Responding to my speech there, SABC CEO Dali Mpofu raised racial dignity as part of his opposition to the Sunday Times’s stories on Health Minister Manto Tshabalala-Msimang.

His core critique is that the paper violated a right to dignity by its coverage. For him, the Constitution privileges this particular right (by mentioning it thrice), and that this is because it seeks to redress three centuries of racist indignity. The import of his view is, controversially, that dignity is a group, as well as an individual, right.

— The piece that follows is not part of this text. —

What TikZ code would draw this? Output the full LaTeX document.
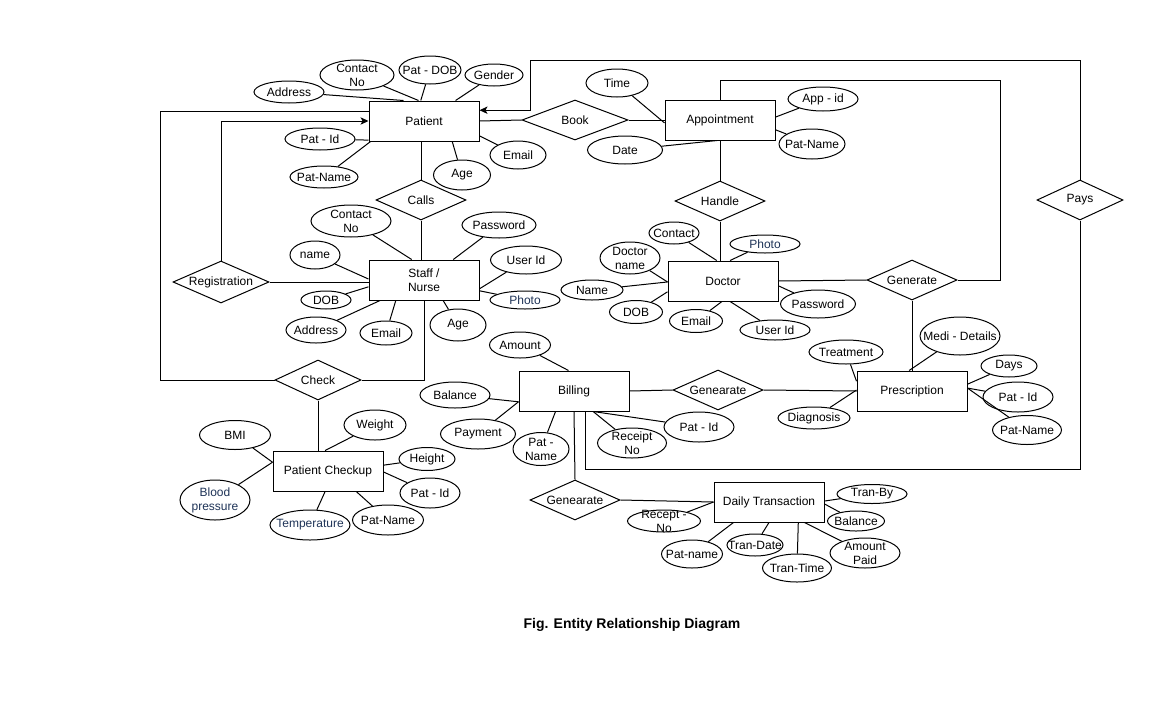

I hear him on the importance of dignity and redress. But here are some alternative considerations:

  • Racism in South African history can be argued to have been an effect, rather than a cause. In this view, racial indignity was mainly a means towards maintaining inequality and refusing democracy. Accordingly, one could then point to the Constitution’s stress on rights to equality and democracy, and argue that these are more important than dignity. The point I am making is that it’s tricky to elevate dignity above other rights — such as the Sunday Times’s right, under democracy, to free speech. Other criteria are needed to assess the paper’s action — not dignity as being intrinsically a superior value irrespective of public interest in free speech and equality.
  • Is the case of Manto Tshabalala-Msimang about her own dignity at stake, or of black dignity more broadly (as Mpofu has suggested, she being one of our “mothers and daughters”)? Does black group dignity sustain unacceptable collateral damage due to damage to the dignity of one black person? Isn’t there a distinction sometimes?
  • To the extent that at stake is the minister’s dignity as an individual, and not as a representative of a racial class, is it her personal dignity or her political dignity? Again, isn’t there a distinction?
  • Is there no public interest in any of the story — or is all of it, including the way it was told, so lacking in merit that there is no democratic case for any dignity over-ride?
  • I’m not sure, then, that the Mpofu stand on dignity gives guidance on evaluating the Sunday Times’s coverage. And yet, the question of race and dignity is not something that can ever be dismissed.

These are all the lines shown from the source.